• [Collected data]:
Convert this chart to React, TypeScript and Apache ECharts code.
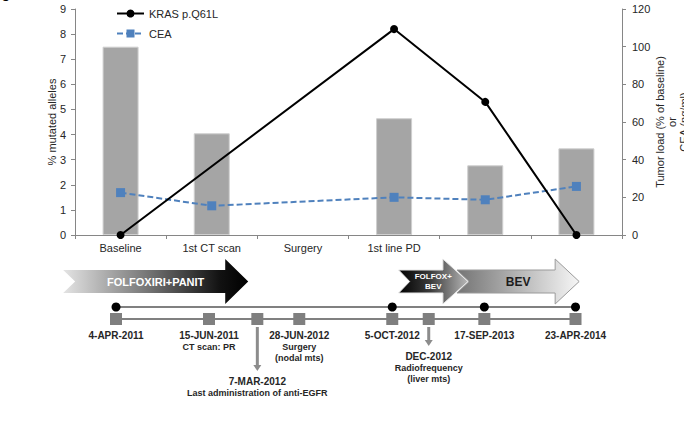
import React, { useEffect, useRef } from "react";
import * as echarts from "echarts";

// Clinical time points on the category axis
const categories = ["Baseline", "1st CT scan", "Surgery", "1st line PD", "", ""];
// Tumor load, % of baseline (right axis)
const tumorLoad: (number | null)[] = [100, 54, null, 62, 37, 46];
// KRAS p.Q61L, % mutated alleles (left axis)
const krasAlleles: (number | null)[] = [0, null, null, 8.2, 5.3, 0];
// CEA, ng/ml (right axis)
const ceaLevels: (number | null)[] = [22.5, 15.5, null, 20, 18.7, 25.8];

const leftAxisMax = 9;
const leftAxisStep = 1;
const rightAxisMax = 120;
const rightAxisStep = 20;
const rightAxisTitle = "Tumor load (% of baseline)\nor\nCEA (ng/ml)";

// Timeline, expressed in category-axis units
const samplingPoints = [-0.05, 2.98, 3.99, 4.99];
const eventPoints = [-0.05, 0.97, 1.5, 1.96, 2.98, 3.38, 3.99, 4.99];
const eventDates = [
  "4-APR-2011",
  "15-JUN-2011",
  "7-MAR-2012",
  "28-JUN-2012",
  "5-OCT-2012",
  "DEC-2012",
  "17-SEP-2013",
  "23-APR-2014",
];
const eventNotes: string[][] = [
  [],
  ["CT scan: PR"],
  ["Last administration of anti-EGFR"],
  ["Surgery", "(nodal mts)"],
  [],
  ["Radiofrequency", "(liver mts)"],
  [],
  [],
];
const therapyNames = ["FOLFOXIRI+PANIT", "BEV", "FOLFOX+\nBEV"];
const therapyStart = [-0.63, 3.69, 3.05];
const therapyEnd = [1.4, 5.03, 3.81];

const FONT = "Liberation Sans, Arial, sans-serif";
const AXIS_GRAY = "#868686";
const TEXT = "#262626";

// leader arrow length below a timeline square (px), 0 = none
const leaderLength = [0, 0, 44, 0, 0, 19, 0, 0];

function arrowPoints(
  x0: number,
  x1: number,
  yMid: number,
  body: number,
  head: number,
  headLen: number,
  notch: number
) {
  return [
    [x0, yMid - body],
    [x1 - headLen, yMid - body],
    [x1 - headLen, yMid - head],
    [x1, yMid],
    [x1 - headLen, yMid + head],
    [x1 - headLen, yMid + body],
    [x0, yMid + body],
    [x0 + notch, yMid],
  ];
}

export default function App() {
  const ref = useRef<HTMLDivElement>(null);

  useEffect(() => {
    if (!ref.current) return;
    const chart = echarts.init(ref.current, undefined, { renderer: "svg" });

    const option: any = {
      animation: false,
      backgroundColor: "#ffffff",
      textStyle: { fontFamily: FONT },
      legend: {
        data: ["KRAS p.Q61L", "CEA"],
        orient: "vertical",
        left: 111,
        top: 3,
        itemWidth: 27,
        itemHeight: 10,
        itemGap: 9,
        textStyle: { fontSize: 11, color: TEXT, fontFamily: FONT },
      },
      grid: [
        { left: 75, right: 62, top: 9, height: 226 },
        { left: 75, right: 62, top: 307, height: 12 },
      ],
      xAxis: [
        {
          type: "category",
          gridIndex: 0,
          data: categories,
          boundaryGap: true,
          axisLine: { lineStyle: { color: AXIS_GRAY } },
          axisTick: { show: true, interval: 0, length: 4, lineStyle: { color: AXIS_GRAY } },
          axisLabel: { interval: 0, margin: 7, fontSize: 11, color: TEXT, fontFamily: FONT },
        },
        { type: "value", gridIndex: 1, min: -0.5, max: 5.5, show: false },
      ],
      yAxis: [
        {
          type: "value",
          gridIndex: 0,
          min: 0,
          max: leftAxisMax,
          interval: leftAxisStep,
          name: "% mutated alleles",
          nameLocation: "middle",
          nameRotate: 90,
          nameGap: 18,
          nameMoveOverlap: false,
          nameTextStyle: { fontSize: 11, color: TEXT, fontFamily: FONT },
          axisLine: { show: true, lineStyle: { color: AXIS_GRAY } },
          axisTick: { show: true, length: 4, lineStyle: { color: AXIS_GRAY } },
          axisLabel: { margin: 9, fontSize: 11, color: TEXT, fontFamily: FONT },
          splitLine: { show: false },
        },
        {
          type: "value",
          gridIndex: 0,
          position: "right",
          min: 0,
          max: rightAxisMax,
          interval: rightAxisStep,
          axisLine: { show: true, lineStyle: { color: AXIS_GRAY } },
          axisTick: { show: true, length: 4, lineStyle: { color: AXIS_GRAY } },
          axisLabel: { margin: 10, fontSize: 11, color: TEXT, fontFamily: FONT },
          splitLine: { show: false },
        },
        { type: "value", gridIndex: 1, min: 0, max: 1, show: false },
      ],
      series: [
        {
          name: "Tumor load",
          type: "bar",
          xAxisIndex: 0,
          yAxisIndex: 1,
          data: tumorLoad,
          barWidth: 36,
          itemStyle: { color: "#a5a5a5", borderColor: "#cfcfcf", borderWidth: 1 },
          z: 1,
        },
        {
          name: "CEA",
          type: "line",
          xAxisIndex: 0,
          yAxisIndex: 1,
          data: ceaLevels,
          connectNulls: true,
          symbol: "rect",
          symbolSize: 9,
          itemStyle: { color: "#4f81bd" },
          lineStyle: { color: "#4f81bd", width: 2, type: [6, 3] },
          z: 3,
        },
        {
          name: "KRAS p.Q61L",
          type: "line",
          xAxisIndex: 0,
          yAxisIndex: 0,
          data: krasAlleles,
          connectNulls: true,
          symbol: "circle",
          symbolSize: 8,
          itemStyle: { color: "#000000" },
          lineStyle: { color: "#000000", width: 2 },
          z: 4,
        },
        {
          name: "samples",
          type: "line",
          xAxisIndex: 1,
          yAxisIndex: 2,
          data: samplingPoints.map((x) => [x, 1]),
          symbol: "circle",
          symbolSize: 9,
          showAllSymbol: true,
          itemStyle: { color: "#000000" },
          lineStyle: { color: "#808080", width: 2 },
          z: 3,
        },
        {
          name: "events",
          type: "line",
          xAxisIndex: 1,
          yAxisIndex: 2,
          data: eventPoints.map((x) => [x, 0]),
          symbol: "rect",
          symbolSize: 12,
          showAllSymbol: true,
          itemStyle: { color: "#7f7f7f" },
          lineStyle: { color: "#808080", width: 2 },
          z: 3,
        },
      ],
    };

    chart.setOption(option);

    const toPx = (x: number, y: number) =>
      chart.convertToPixel({ gridIndex: 1 } as any, [x, y]) as number[];
    const toMain = (x: number, y: number) =>
      chart.convertToPixel({ xAxisIndex: 0, yAxisIndex: 1 } as any, [x, y]) as number[];

    const graphics: any[] = [];

    // panel letter, clipped by the top edge
    graphics.push({
      type: "text",
      x: 1,
      y: -13,
      style: { text: "c", fontSize: 16, fontWeight: "bold", fill: "#000", fontFamily: FONT },
    });

    // right axis title, three rotated lines beside the tick labels
    const band = toMain(1, 0)[0] - toMain(0, 0)[0];
    const rightEdge = toMain(categories.length - 1, 0)[0] + band / 2;
    const midAxisY = (toMain(0, 0)[1] + toMain(0, rightAxisMax)[1]) / 2;
    graphics.push({
      type: "text",
      x: rightEdge + 50,
      y: midAxisY,
      rotation: Math.PI / 2,
      style: {
        text: rightAxisTitle,
        fill: TEXT,
        fontSize: 11,
        fontFamily: FONT,
        align: "center",
        verticalAlign: "middle",
        lineHeight: 12,
      },
    });

    // therapy arrows
    const rowY = toPx(0, 1)[1];
    const midY = rowY - 25.5;
    const arrowStyles = [
      {
        fill: new echarts.graphic.LinearGradient(0, 0, 1, 0, [
          { offset: 0, color: "#e4e4e4" },
          { offset: 0.45, color: "#777777" },
          { offset: 0.85, color: "#111111" },
          { offset: 1, color: "#000000" },
        ]),
        stroke: "none",
        lineWidth: 0,
        text: "#ffffff",
        size: 11,
        headLen: 23,
        notch: 12,
      },
      {
        fill: new echarts.graphic.LinearGradient(0, 0, 1, 0, [
          { offset: 0, color: "#747474" },
          { offset: 1, color: "#f6f6f6" },
        ]),
        stroke: "#9a9a9a",
        lineWidth: 1,
        text: "#1c1c1c",
        size: 12,
        headLen: 24,
        notch: 12,
      },
      {
        fill: new echarts.graphic.LinearGradient(0, 0, 1, 0, [
          { offset: 0, color: "#000000" },
          { offset: 0.45, color: "#3a3a3a" },
          { offset: 1, color: "#b8b8b8" },
        ]),
        stroke: "#e6e6e6",
        lineWidth: 1,
        text: "#ffffff",
        size: 8,
        headLen: 25,
        notch: 11,
      },
    ];
    therapyNames.forEach((name, i) => {
      const s = arrowStyles[i];
      const x0 = toPx(therapyStart[i], 1)[0];
      const x1 = toPx(therapyEnd[i], 1)[0];
      graphics.push({
        type: "polygon",
        shape: { points: arrowPoints(x0, x1, midY, 11.5, 22.5, s.headLen, s.notch) },
        style: { fill: s.fill, stroke: s.stroke, lineWidth: s.lineWidth },
        z: 10 + i,
      });
      graphics.push({
        type: "text",
        x: (x0 + x1) / 2,
        y: midY,
        z: 20 + i,
        style: {
          text: name,
          fill: s.text,
          fontSize: s.size,
          fontWeight: "bold",
          fontFamily: FONT,
          align: "center",
          verticalAlign: "middle",
          lineHeight: s.size + 2,
        },
      });
    });

    // event labels under the timeline
    eventPoints.forEach((at, i) => {
      const [px, py] = toPx(at, 0);
      let y = py + 16;
      const lead = leaderLength[i];
      if (lead > 0) {
        const y0 = py + 8;
        const y1 = y0 + lead;
        graphics.push({
          type: "line",
          shape: { x1: px, y1: y0, x2: px, y2: y1 - 5 },
          style: { stroke: "#8c8c8c", lineWidth: 3 },
        });
        graphics.push({
          type: "polygon",
          shape: { points: [[px - 4, y1 - 6], [px + 4, y1 - 6], [px, y1]] },
          style: { fill: "#8c8c8c" },
        });
        y = y1 + 10;
      }
      graphics.push({
        type: "text",
        x: px,
        y,
        style: {
          text: eventDates[i],
          fill: TEXT,
          fontSize: 10,
          fontWeight: "bold",
          fontFamily: FONT,
          align: "center",
          verticalAlign: "middle",
        },
      });
      eventNotes[i].forEach((note, k) => {
        graphics.push({
          type: "text",
          x: px,
          y: y + 11.5 * (k + 1),
          style: {
            text: note,
            fill: TEXT,
            fontSize: 9,
            fontWeight: "bold",
            fontFamily: FONT,
            align: "center",
            verticalAlign: "middle",
          },
        });
      });
    });

    chart.setOption({ graphic: graphics });

    return () => chart.dispose();
  }, []);

  return (
    <div
      ref={ref}
      style={{ position: "fixed", left: 0, top: 0, width: 684, height: 424, background: "#fff" }}
    />
  );
}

• [Task directions]: Restate, line by line and word for word, everything from the top of the material through the line that contains "const leaderLength = [0, 0, 44, 0, 0, 19, 0, 0];". Leave pictures out.

• [Task result]:
Convert this chart to React, TypeScript and Apache ECharts code.
import React, { useEffect, useRef } from "react";
import * as echarts from "echarts";

// Clinical time points on the category axis
const categories = ["Baseline", "1st CT scan", "Surgery", "1st line PD", "", ""];
// Tumor load, % of baseline (right axis)
const tumorLoad: (number | null)[] = [100, 54, null, 62, 37, 46];
// KRAS p.Q61L, % mutated alleles (left axis)
const krasAlleles: (number | null)[] = [0, null, null, 8.2, 5.3, 0];
// CEA, ng/ml (right axis)
const ceaLevels: (number | null)[] = [22.5, 15.5, null, 20, 18.7, 25.8];

const leftAxisMax = 9;
const leftAxisStep = 1;
const rightAxisMax = 120;
const rightAxisStep = 20;
const rightAxisTitle = "Tumor load (% of baseline)\nor\nCEA (ng/ml)";

// Timeline, expressed in category-axis units
const samplingPoints = [-0.05, 2.98, 3.99, 4.99];
const eventPoints = [-0.05, 0.97, 1.5, 1.96, 2.98, 3.38, 3.99, 4.99];
const eventDates = [
  "4-APR-2011",
  "15-JUN-2011",
  "7-MAR-2012",
  "28-JUN-2012",
  "5-OCT-2012",
  "DEC-2012",
  "17-SEP-2013",
  "23-APR-2014",
];
const eventNotes: string[][] = [
  [],
  ["CT scan: PR"],
  ["Last administration of anti-EGFR"],
  ["Surgery", "(nodal mts)"],
  [],
  ["Radiofrequency", "(liver mts)"],
  [],
  [],
];
const therapyNames = ["FOLFOXIRI+PANIT", "BEV", "FOLFOX+\nBEV"];
const therapyStart = [-0.63, 3.69, 3.05];
const therapyEnd = [1.4, 5.03, 3.81];

const FONT = "Liberation Sans, Arial, sans-serif";
const AXIS_GRAY = "#868686";
const TEXT = "#262626";

// leader arrow length below a timeline square (px), 0 = none
const leaderLength = [0, 0, 44, 0, 0, 19, 0, 0];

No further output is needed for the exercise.